Baladeurs numériques, internet, téléphones mobiles: les nouvelles technologies bouleversent l'industrie musicale, qui aurait bien besoin d'un outil nettement moins sophistiqué, une boule de cristal, pour savoir quel modèle économique la régira à l'avenir.

Baladeurs numériques, internet, téléphones mobiles: les nouvelles technologies bouleversent l'industrie musicale, qui aurait bien besoin d'un outil nettement moins sophistiqué, une boule de cristal, pour savoir quel modèle économique la régira à l'avenir.

Prélude au Midem (Marché international du disque et de l'édition musicale), le Midemnet, consacré aux nouvelles technologies, s'est ouvert samedi à Cannes.

Préoccupation générale et gageure dans ce secteur en constante mutation: tenter de cerner comment fonctionnera le système à l'avenir, alors qu'en 2006, les revenus de la musique numérique dans le monde, bien qu'ils aient doublé (2 milliards de dollars), n'ont toujours pas compensé le déclin des ventes de disques.

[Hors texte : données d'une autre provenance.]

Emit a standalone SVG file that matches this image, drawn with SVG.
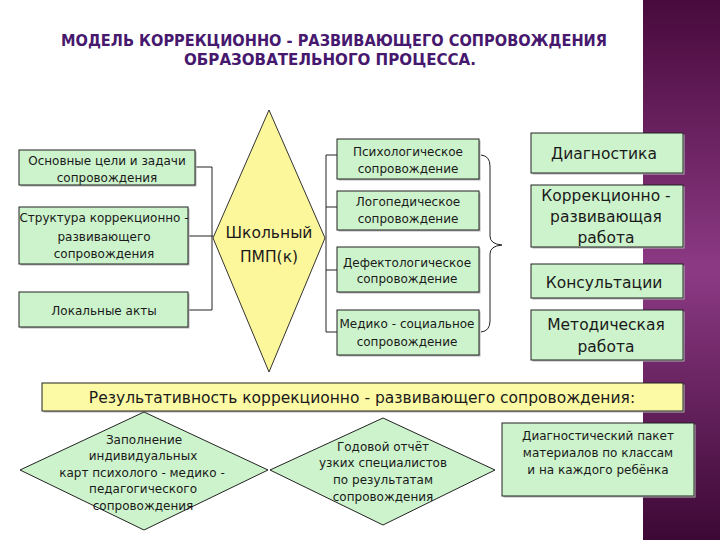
<svg xmlns="http://www.w3.org/2000/svg" width="720" height="540" viewBox="0 0 720 540">
<defs>
<linearGradient id="purp" x1="0" y1="0" x2="0" y2="1">
<stop offset="0" stop-color="#480a3c"/>
<stop offset="0.5" stop-color="#8c3a84"/>
<stop offset="1" stop-color="#3c0834"/>
</linearGradient>
<style>
.t{font-family:"DejaVu Sans","Noto Sans",sans-serif;fill:#1a1a1a;text-anchor:middle}
.s{font-size:12px}
.m{font-size:15.5px}
.box{fill:#cdf3cc;stroke:#222;stroke-width:1}
.sh{fill:#b4b4b4}
.ln{fill:none;stroke:#222;stroke-width:1}
.title{font-family:"DejaVu Sans","Noto Sans",sans-serif;font-weight:bold;font-size:16px;fill:#46186e;text-anchor:middle}
</style>
</defs>
<rect width="720" height="540" fill="#ffffff"/>
<rect x="643" y="0" width="77" height="540" fill="url(#purp)"/>

<g id="title">
<text class="title" x="334" y="46" textLength="546" lengthAdjust="spacingAndGlyphs">МОДЕЛЬ КОРРЕКЦИОННО - РАЗВИВАЮЩЕГО СОПРОВОЖДЕНИЯ</text>
<text class="title" x="330" y="65" textLength="292" lengthAdjust="spacingAndGlyphs">ОБРАЗОВАТЕЛЬНОГО ПРОЦЕССА.</text>
</g>

<g id="connectors">
<path class="ln" d="M195 167H212M188 236H213M188 310H212M212 167V310"/>
<path class="ln" d="M326 155V332M326 155H337M326 207H337M326 270H337M326 332H337"/>
<path class="ln" d="M481 155Q490 156 490 166V236Q490 244 502 245Q490 246 490 254V321Q490 331 481 332"/>
</g>

<g id="left1"><rect class="sh" x="20.5" y="151.5" width="176" height="35"/><rect class="box" x="19" y="150" width="176" height="35"/>
<text class="t s" x="107" y="165">Основные цели и задачи</text><text class="t s" x="107" y="182">сопровождения</text></g>
<g id="left2"><rect class="sh" x="20.5" y="208.5" width="169" height="57"/><rect class="box" x="19" y="207" width="169" height="57"/>
<text class="t s" x="104" y="222">Структура коррекционно -</text><text class="t s" x="104" y="241">развивающего</text><text class="t s" x="104" y="258">сопровождения</text></g>
<g id="left3"><rect class="sh" x="20.5" y="293.5" width="169" height="35"/><rect class="box" x="19" y="292" width="169" height="35"/>
<text class="t s" x="104" y="315">Локальные акты</text></g>

<g id="pmp"><polygon points="269,110 325,238 269,372 213,238" fill="#fdf79b" stroke="#333" stroke-width="1"/>
<text class="t m" x="269" y="238">Школьный</text><text class="t m" x="269" y="262">ПМП(к)</text></g>

<g id="mid1"><rect class="sh" x="338.5" y="140.5" width="142" height="40"/><rect class="box" x="337" y="139" width="142" height="40"/>
<text class="t s" x="408" y="156">Психологическое</text><text class="t s" x="408" y="173">сопровождение</text></g>
<g id="mid2"><rect class="sh" x="338.5" y="192.5" width="142" height="39"/><rect class="box" x="337" y="191" width="142" height="39"/>
<text class="t s" x="408" y="206">Логопедическое</text><text class="t s" x="408" y="223">сопровождение</text></g>
<g id="mid3"><rect class="sh" x="338.5" y="248.5" width="142" height="45"/><rect class="box" x="337" y="247" width="142" height="45"/>
<text class="t s" x="407" y="267">Дефектологическое</text><text class="t s" x="407" y="283">сопровождение</text></g>
<g id="mid4"><rect class="sh" x="338.5" y="311.5" width="142" height="45"/><rect class="box" x="337" y="310" width="142" height="45"/>
<text class="t s" x="407" y="328">Медико - социальное</text><text class="t s" x="407" y="346">сопровождение</text></g>

<g id="r1"><rect class="sh" x="532.5" y="134.5" width="152" height="40"/><rect class="box" x="531" y="133" width="152" height="40"/>
<text class="t m" x="604" y="159">Диагностика</text></g>
<g id="r2"><rect class="sh" x="532.5" y="186.5" width="152" height="62"/><rect class="box" x="531" y="185" width="152" height="62"/>
<text class="t m" x="606" y="201">Коррекционно -</text><text class="t m" x="606" y="222">развивающая</text><text class="t m" x="606" y="243">работа</text></g>
<g id="r3"><rect class="sh" x="532.5" y="265.5" width="152" height="34"/><rect class="box" x="531" y="264" width="152" height="34"/>
<text class="t m" x="604" y="288">Консультации</text></g>
<g id="r4"><rect class="sh" x="532.5" y="311.5" width="152" height="50"/><rect class="box" x="531" y="310" width="152" height="50"/>
<text class="t m" x="606" y="330">Методическая</text><text class="t m" x="606" y="352">работа</text></g>

<g id="bar"><rect class="sh" x="43.5" y="384.5" width="641" height="28"/><rect x="42" y="383" width="641" height="28" fill="#fdfaa5" stroke="#222" stroke-width="1"/>
<text class="t m" x="362" y="403">Результативность коррекционно - развивающего сопровождения:</text></g>

<g id="d1"><polygon points="144,412 268,470 144,530 20,470" fill="#cdf3cc" stroke="#222" stroke-width="1"/>
<text class="t s" x="144" y="444">Заполнение</text><text class="t s" x="143" y="460">индивидуальных</text><text class="t s" x="142" y="477">карт психолого - медико -</text><text class="t s" x="143" y="493">педагогического</text><text class="t s" x="143" y="510">сопровождения</text></g>
<g id="d2"><polygon points="383,418 495,470 383,525 270,470" fill="#cdf3cc" stroke="#222" stroke-width="1"/>
<text class="t s" x="383" y="451">Годовой отчёт</text><text class="t s" x="383" y="467">узких специалистов</text><text class="t s" x="383" y="484">по результатам</text><text class="t s" x="383" y="501">сопровождения</text></g>
<g id="b3"><rect class="sh" x="503.5" y="424.5" width="192" height="73"/><rect class="box" x="502" y="423" width="192" height="73"/>
<text class="t s" x="598" y="440">Диагностический пакет</text><text class="t s" x="598" y="457">материалов по классам</text><text class="t s" x="598" y="474">и на каждого ребёнка</text></g>
</svg>
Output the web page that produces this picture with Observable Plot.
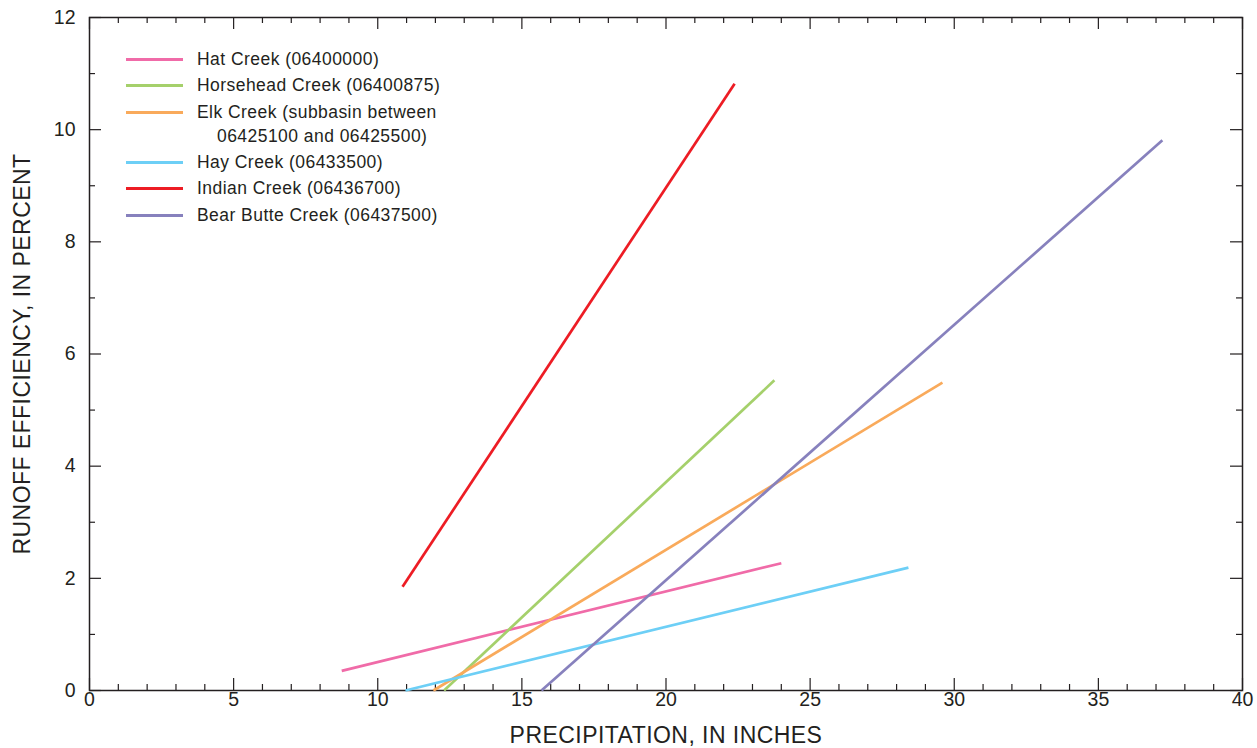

Deux des points de vue les plus enrichissants sont venus d'observateurs extérieurs. Lors d'une des conférences en anglais, Jacques Attali a développé une thèse iconoclaste à l'heure où l'industrie fustige les échanges gratuits de musique via les réseaux P2P (d'ordinateur à ordinateur).

Pour l'ancien conseiller de François Mitterrand, aucun retour en arrière n'est possible: la musique est appelée à devenir gratuite.

«Un contenu gratuit ne veut pas dire qu'il n'y a pas de modèle économique: les revenus viendront des concerts, de la publicité, de l'équipement» électronique, a prédit le Français, qui aborde ces questions dans son dernier livre, «Une brève histoire de l'avenir».

Le rédacteur en chef de la revue américaine Wired, Chris Anderson, a défendu sa théorie de la «longue traîne» («long tail»). Selon lui, la dématérialisation de la musique va mettre à bas la notion de top 50. Sans les contraintes liées à la vente physique et grâce à la variété de l'offre disponible en ligne, des morceaux anciens et plus obscurs peuvent devenir aussi rentables que les «tubes» actuels.

«On va basculer d'un système avec peu de morceaux qui se vendent beaucoup à un autre avec des "hits" qui, séparément, se vendront moins, mais seront plus nombreux», a-t-il dit.

Le succès des sites communautaires type MySpace ou YouTube a dicté le mot d'ordre du Midemnet, intitulé cette année «Le pouvoir au consommateur». Au-delà du simple téléchargement de musique sur les plateformes, l'industrie s'intéresse aux modèles du «Web 2.0» qui impliquent davantage le consommateur et le font passer de spectateur à acteur.

L'Américain Brian Camelio a présenté le site ArtistShare, qui fonctionne sur le principe du mécénat. Le public finance la musique d'un artiste qu'il apprécie, musique disponible uniquement sur internet.

«L'artiste de jazz Maria Schneider est ainsi devenue en 2004 la première musicienne à recevoir un Grammy Award pour un album qui n'était pas disponible en magasin», s'est-il félicité.

La radio en ligne Last.fm, créée à Londres, fonctionne sur le modèle communautaire. Les morceaux qu'écoute l'utilisateur sont recensés pour circonscrire ses goûts. Cela permet ensuite de lui conseiller d'autres musiques susceptibles de lui plaire, qu'il peut partager avec d'autres internautes. Last.fm revendique une base de données de 65 millions de titres.

Enfin, Reuben Steiger, responsable de l'agence de communication Millions of Us, a évoqué l'opération de promotion, dans le monde virtuel du site Second Life, d'artistes bien réels, Regina Spektor et Talib Kweli. Une démarche digne de l'écrivain de science-fiction Philip K. Dick mais qui préfigure peut-être l'avenir de l'industrie musicale.